• **RECORDED DATA**
━━━━━━━━━━━━━━━━━━━━

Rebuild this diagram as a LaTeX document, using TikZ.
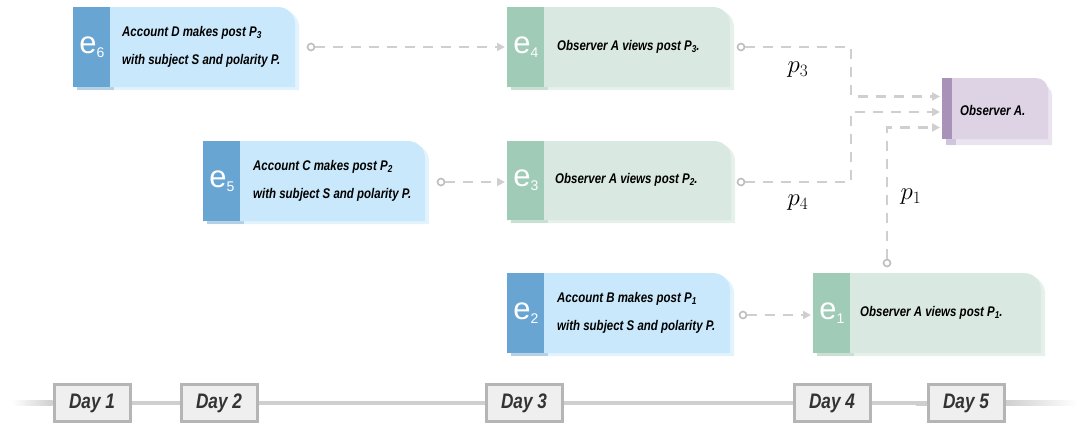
\documentclass[tikz,border=0pt]{standalone}
\usepackage[no-math]{fontspec}
\newfontfamily\condf[FakeStretch=0.82]{Liberation Sans}
\newfontfamily\efont{Liberation Sans}
\usetikzlibrary{arrows.meta,calc,backgrounds}
\definecolor{bstrip}{HTML}{69A5D3}
\definecolor{bbody}{HTML}{C9E8FB}
\definecolor{bshadow}{HTML}{E3F3FD}
\definecolor{bstripshadow}{HTML}{B4D0E5}
\definecolor{gstrip}{HTML}{9FCBB7}
\definecolor{gbody}{HTML}{D9E8E1}
\definecolor{gshadow}{HTML}{E7F1EC}
\definecolor{gstripshadow}{HTML}{CADFD4}
\definecolor{pstrip}{HTML}{A992B7}
\definecolor{pbody}{HTML}{DDD3E5}
\definecolor{pshadow}{HTML}{E9E4EF}
\definecolor{pstripshadow}{HTML}{D0C5DA}
\definecolor{linegray}{HTML}{CFCFCF}
\definecolor{dotgray}{HTML}{BDBDBD}
\definecolor{daygray}{HTML}{B5B5B5}
\definecolor{dayfill}{HTML}{EFEFEF}
\definecolor{daytext}{HTML}{333333}
\newcommand\lowsub[1]{\raisebox{-2pt}{\fontsize{10}{10}\selectfont #1}}
\newcommand\esub[1]{\raisebox{-4pt}{\fontsize{14}{14}\selectfont #1}}
% #1 node, #2 colour prefix, #3 strip width, #4 corner radius, #5 shadow shift
\newcommand\paintbox[5]{%
  \fill[#2shadow] ([shift={#5}]#1.south west) -- ([shift={#5}]#1.north west)
    -- ([shift={#5},xshift=-#4]#1.north east) arc[start angle=90,end angle=0,radius=#4]
    -- ([shift={#5}]#1.south east) -- cycle;
  \fill[#2stripshadow] ([shift={#5}]#1.south west) rectangle ([shift={#5},xshift=#3]#1.north west);
  \fill[#2body] (#1.south west) -- (#1.north west)
    -- ([xshift=-#4]#1.north east) arc[start angle=90,end angle=0,radius=#4]
    -- (#1.south east) -- cycle;
  \fill[#2strip] (#1.south west) rectangle ([xshift=#3]#1.north west);
}
\begin{document}
\begin{tikzpicture}[x=1pt,y=-1pt,
  region/.style n args={2}{rectangle, inner sep=0pt, outer sep=0pt,
    minimum width=#1pt, minimum height=#2pt, anchor=north west},
  evtext/.style={anchor=west, align=left, inner sep=0pt,
    font=\condf\bfseries\itshape\fontsize{14}{28}\selectfont},
  elabel/.style={inner sep=0pt, text=white, font=\efont\fontsize{31}{31}\selectfont},
  dot/.style={circle, draw=dotgray, line width=1.6pt, fill=white, inner sep=0pt, minimum size=7pt},
  conn/.style={draw=linegray, line width=2.4pt, dash pattern=on 10pt off 8pt,
    -{Triangle[length=8pt,width=8pt,fill=linegray]}, shorten >=2pt},
  plabel/.style={inner sep=0pt, font=\fontsize{26}{26}\selectfont},
  day/.style={draw=daygray, line width=3pt, fill=dayfill, minimum width=76pt,
    minimum height=37pt, inner sep=0pt, text=daytext,
    font=\condf\bfseries\itshape\fontsize{21}{21}\selectfont},
  tline/.style={draw=linegray, line width=3.5pt}]
\useasboundingbox (0,0) rectangle (1077,426);

% ---- timeline ----
\node[day] (d1) at (92,403) {Day 1};
\node[day] (d2) at (219,403) {Day 2};
\node[day] (d3) at (524,403) {Day 3};
\node[day] (d4) at (832,403) {Day 4};
\node[day] (d5) at (966,403) {Day 5};
\coordinate (tl) at (12,400.5);
\coordinate (tr) at (1077,405.5);
\coordinate (st) at (916,400.5);
\begin{scope}[on background layer]
\shade[left color=white, right color=linegray] (tl) rectangle ([yshift=-2.5pt]d1.west);
\shade[left color=linegray, right color=white] ([yshift=2.5pt]d5.east) rectangle (tr);
\fill[linegray] (st) rectangle ([yshift=-2.5pt]d5.west);
\draw[tline] (d1) -- (d2);
\draw[tline] (d2) -- (d3);
\draw[tline] (d3) -- (d4);
\draw[tline] (d4) -- (d5);
\end{scope}

% ---- event boxes ----
\node[region={222}{80}] (e6) at (73,7) {};
\node[region={223}{80}] (e4) at (507,7) {};
\node[region={222}{80}] (e5) at (203,141) {};
\node[region={224}{79}] (e3) at (507,141) {};
\node[region={223}{80}] (e2) at (507,273) {};
\node[region={228}{80}] (e1) at (813,273) {};
\node[region={106}{61}] (obs) at (942,78) {};

\paintbox{e6}{b}{37pt}{17pt}{(4,3)}
\paintbox{e4}{g}{37pt}{17pt}{(4,3)}
\paintbox{e5}{b}{37pt}{17pt}{(4,3)}
\paintbox{e3}{g}{37pt}{17pt}{(4,3)}
\paintbox{e2}{b}{37pt}{17pt}{(4,3)}
\paintbox{e1}{g}{37pt}{17pt}{(4,3)}
\paintbox{obs}{p}{10pt}{12pt}{(4,6)}

% e labels
\node[elabel] (e6l) at (92,47) {e\esub{6}};
\node[elabel] (e4l) at (526,47) {e\esub{4}};
\node[elabel] (e5l) at (222,181) {e\esub{5}};
\node[elabel] (e3l) at (526,180) {e\esub{3}};
\node[elabel] (e2l) at (526,313) {e\esub{2}};
\node[elabel] (e1l) at (832,313) {e\esub{1}};

% texts
\node[evtext] (e6t) at (122,47) {Account D makes post P\lowsub{3}\\with subject S and polarity P.};
\node[evtext] (e4t) at (557,47) {Observer A views post P\lowsub{3}.};
\node[evtext] (e5t) at (253,181) {Account C makes post P\lowsub{2}\\with subject S and polarity P.};
\node[evtext] (e3t) at (555,180) {Observer A views post P\lowsub{2}.};
\node[evtext] (e2t) at (557,313) {Account B makes post P\lowsub{1}\\with subject S and polarity P.};
\node[evtext] (e1t) at (860,313) {Observer A views post P\lowsub{1}.};
\node[evtext] (obst) at (960,110) {Observer A.};

% ---- connectors ----
\node[dot] (c6) at (311,47) {};
\node[dot] (c4) at (741,47) {};
\node[dot] (c5) at (441,182) {};
\node[dot] (c3) at (741,182) {};
\node[dot] (c2) at (743,315) {};
\node[dot] (c1) at (887,263) {};
\coordinate (t3) at ([yshift=12pt]obs.west);
\coordinate (t4) at ([yshift=-3.5pt]obs.west);
\coordinate (t1) at ([yshift=-19pt]obs.west);
\coordinate (k) at (851,0);

\draw[conn] (c6) -- (e4.west |- c6);
\draw[conn] (c5) -- (e3.west |- c5);
\draw[conn] (c2) -- (e1.west |- c2);
\draw[conn] (c4) -| (k |- t3) -- (t3);
\draw[conn] (c3) -| (k |- t4) -- (t4);
\draw[conn] (c1) |- (t1);

\node[plabel] (p3) at (798,70) {$p_3$};
\node[plabel] (p4) at (798,203) {$p_4$};
\node[plabel] (p1) at (911,197) {$p_1$};
\end{tikzpicture}
\end{document}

━━━━━━━━━━━━━━━━━━━━

• **STATED PROBLEM**
Make an exact reproduction of the listing above, without any pictures.

• **EXERCISE RESULT**
Rebuild this diagram as a LaTeX document, using TikZ.
\documentclass[tikz,border=0pt]{standalone}
\usepackage[no-math]{fontspec}
\newfontfamily\condf[FakeStretch=0.82]{Liberation Sans}
\newfontfamily\efont{Liberation Sans}
\usetikzlibrary{arrows.meta,calc,backgrounds}
\definecolor{bstrip}{HTML}{69A5D3}
\definecolor{bbody}{HTML}{C9E8FB}
\definecolor{bshadow}{HTML}{E3F3FD}
\definecolor{bstripshadow}{HTML}{B4D0E5}
\definecolor{gstrip}{HTML}{9FCBB7}
\definecolor{gbody}{HTML}{D9E8E1}
\definecolor{gshadow}{HTML}{E7F1EC}
\definecolor{gstripshadow}{HTML}{CADFD4}
\definecolor{pstrip}{HTML}{A992B7}
\definecolor{pbody}{HTML}{DDD3E5}
\definecolor{pshadow}{HTML}{E9E4EF}
\definecolor{pstripshadow}{HTML}{D0C5DA}
\definecolor{linegray}{HTML}{CFCFCF}
\definecolor{dotgray}{HTML}{BDBDBD}
\definecolor{daygray}{HTML}{B5B5B5}
\definecolor{dayfill}{HTML}{EFEFEF}
\definecolor{daytext}{HTML}{333333}
\newcommand\lowsub[1]{\raisebox{-2pt}{\fontsize{10}{10}\selectfont #1}}
\newcommand\esub[1]{\raisebox{-4pt}{\fontsize{14}{14}\selectfont #1}}
% #1 node, #2 colour prefix, #3 strip width, #4 corner radius, #5 shadow shift
\newcommand\paintbox[5]{%
  \fill[#2shadow] ([shift={#5}]#1.south west) -- ([shift={#5}]#1.north west)
    -- ([shift={#5},xshift=-#4]#1.north east) arc[start angle=90,end angle=0,radius=#4]
    -- ([shift={#5}]#1.south east) -- cycle;
  \fill[#2stripshadow] ([shift={#5}]#1.south west) rectangle ([shift={#5},xshift=#3]#1.north west);
  \fill[#2body] (#1.south west) -- (#1.north west)
    -- ([xshift=-#4]#1.north east) arc[start angle=90,end angle=0,radius=#4]
    -- (#1.south east) -- cycle;
  \fill[#2strip] (#1.south west) rectangle ([xshift=#3]#1.north west);
}
\begin{document}
\begin{tikzpicture}[x=1pt,y=-1pt,
  region/.style n args={2}{rectangle, inner sep=0pt, outer sep=0pt,
    minimum width=#1pt, minimum height=#2pt, anchor=north west},
  evtext/.style={anchor=west, align=left, inner sep=0pt,
    font=\condf\bfseries\itshape\fontsize{14}{28}\selectfont},
  elabel/.style={inner sep=0pt, text=white, font=\efont\fontsize{31}{31}\selectfont},
  dot/.style={circle, draw=dotgray, line width=1.6pt, fill=white, inner sep=0pt, minimum size=7pt},
  conn/.style={draw=linegray, line width=2.4pt, dash pattern=on 10pt off 8pt,
    -{Triangle[length=8pt,width=8pt,fill=linegray]}, shorten >=2pt},
  plabel/.style={inner sep=0pt, font=\fontsize{26}{26}\selectfont},
  day/.style={draw=daygray, line width=3pt, fill=dayfill, minimum width=76pt,
    minimum height=37pt, inner sep=0pt, text=daytext,
    font=\condf\bfseries\itshape\fontsize{21}{21}\selectfont},
  tline/.style={draw=linegray, line width=3.5pt}]
\useasboundingbox (0,0) rectangle (1077,426);

% ---- timeline ----
\node[day] (d1) at (92,403) {Day 1};
\node[day] (d2) at (219,403) {Day 2};
\node[day] (d3) at (524,403) {Day 3};
\node[day] (d4) at (832,403) {Day 4};
\node[day] (d5) at (966,403) {Day 5};
\coordinate (tl) at (12,400.5);
\coordinate (tr) at (1077,405.5);
\coordinate (st) at (916,400.5);
\begin{scope}[on background layer]
\shade[left color=white, right color=linegray] (tl) rectangle ([yshift=-2.5pt]d1.west);
\shade[left color=linegray, right color=white] ([yshift=2.5pt]d5.east) rectangle (tr);
\fill[linegray] (st) rectangle ([yshift=-2.5pt]d5.west);
\draw[tline] (d1) -- (d2);
\draw[tline] (d2) -- (d3);
\draw[tline] (d3) -- (d4);
\draw[tline] (d4) -- (d5);
\end{scope}

% ---- event boxes ----
\node[region={222}{80}] (e6) at (73,7) {};
\node[region={223}{80}] (e4) at (507,7) {};
\node[region={222}{80}] (e5) at (203,141) {};
\node[region={224}{79}] (e3) at (507,141) {};
\node[region={223}{80}] (e2) at (507,273) {};
\node[region={228}{80}] (e1) at (813,273) {};
\node[region={106}{61}] (obs) at (942,78) {};

\paintbox{e6}{b}{37pt}{17pt}{(4,3)}
\paintbox{e4}{g}{37pt}{17pt}{(4,3)}
\paintbox{e5}{b}{37pt}{17pt}{(4,3)}
\paintbox{e3}{g}{37pt}{17pt}{(4,3)}
\paintbox{e2}{b}{37pt}{17pt}{(4,3)}
\paintbox{e1}{g}{37pt}{17pt}{(4,3)}
\paintbox{obs}{p}{10pt}{12pt}{(4,6)}

% e labels
\node[elabel] (e6l) at (92,47) {e\esub{6}};
\node[elabel] (e4l) at (526,47) {e\esub{4}};
\node[elabel] (e5l) at (222,181) {e\esub{5}};
\node[elabel] (e3l) at (526,180) {e\esub{3}};
\node[elabel] (e2l) at (526,313) {e\esub{2}};
\node[elabel] (e1l) at (832,313) {e\esub{1}};

% texts
\node[evtext] (e6t) at (122,47) {Account D makes post P\lowsub{3}\\with subject S and polarity P.};
\node[evtext] (e4t) at (557,47) {Observer A views post P\lowsub{3}.};
\node[evtext] (e5t) at (253,181) {Account C makes post P\lowsub{2}\\with subject S and polarity P.};
\node[evtext] (e3t) at (555,180) {Observer A views post P\lowsub{2}.};
\node[evtext] (e2t) at (557,313) {Account B makes post P\lowsub{1}\\with subject S and polarity P.};
\node[evtext] (e1t) at (860,313) {Observer A views post P\lowsub{1}.};
\node[evtext] (obst) at (960,110) {Observer A.};

% ---- connectors ----
\node[dot] (c6) at (311,47) {};
\node[dot] (c4) at (741,47) {};
\node[dot] (c5) at (441,182) {};
\node[dot] (c3) at (741,182) {};
\node[dot] (c2) at (743,315) {};
\node[dot] (c1) at (887,263) {};
\coordinate (t3) at ([yshift=12pt]obs.west);
\coordinate (t4) at ([yshift=-3.5pt]obs.west);
\coordinate (t1) at ([yshift=-19pt]obs.west);
\coordinate (k) at (851,0);

\draw[conn] (c6) -- (e4.west |- c6);
\draw[conn] (c5) -- (e3.west |- c5);
\draw[conn] (c2) -- (e1.west |- c2);
\draw[conn] (c4) -| (k |- t3) -- (t3);
\draw[conn] (c3) -| (k |- t4) -- (t4);
\draw[conn] (c1) |- (t1);

\node[plabel] (p3) at (798,70) {$p_3$};
\node[plabel] (p4) at (798,203) {$p_4$};
\node[plabel] (p1) at (911,197) {$p_1$};
\end{tikzpicture}
\end{document}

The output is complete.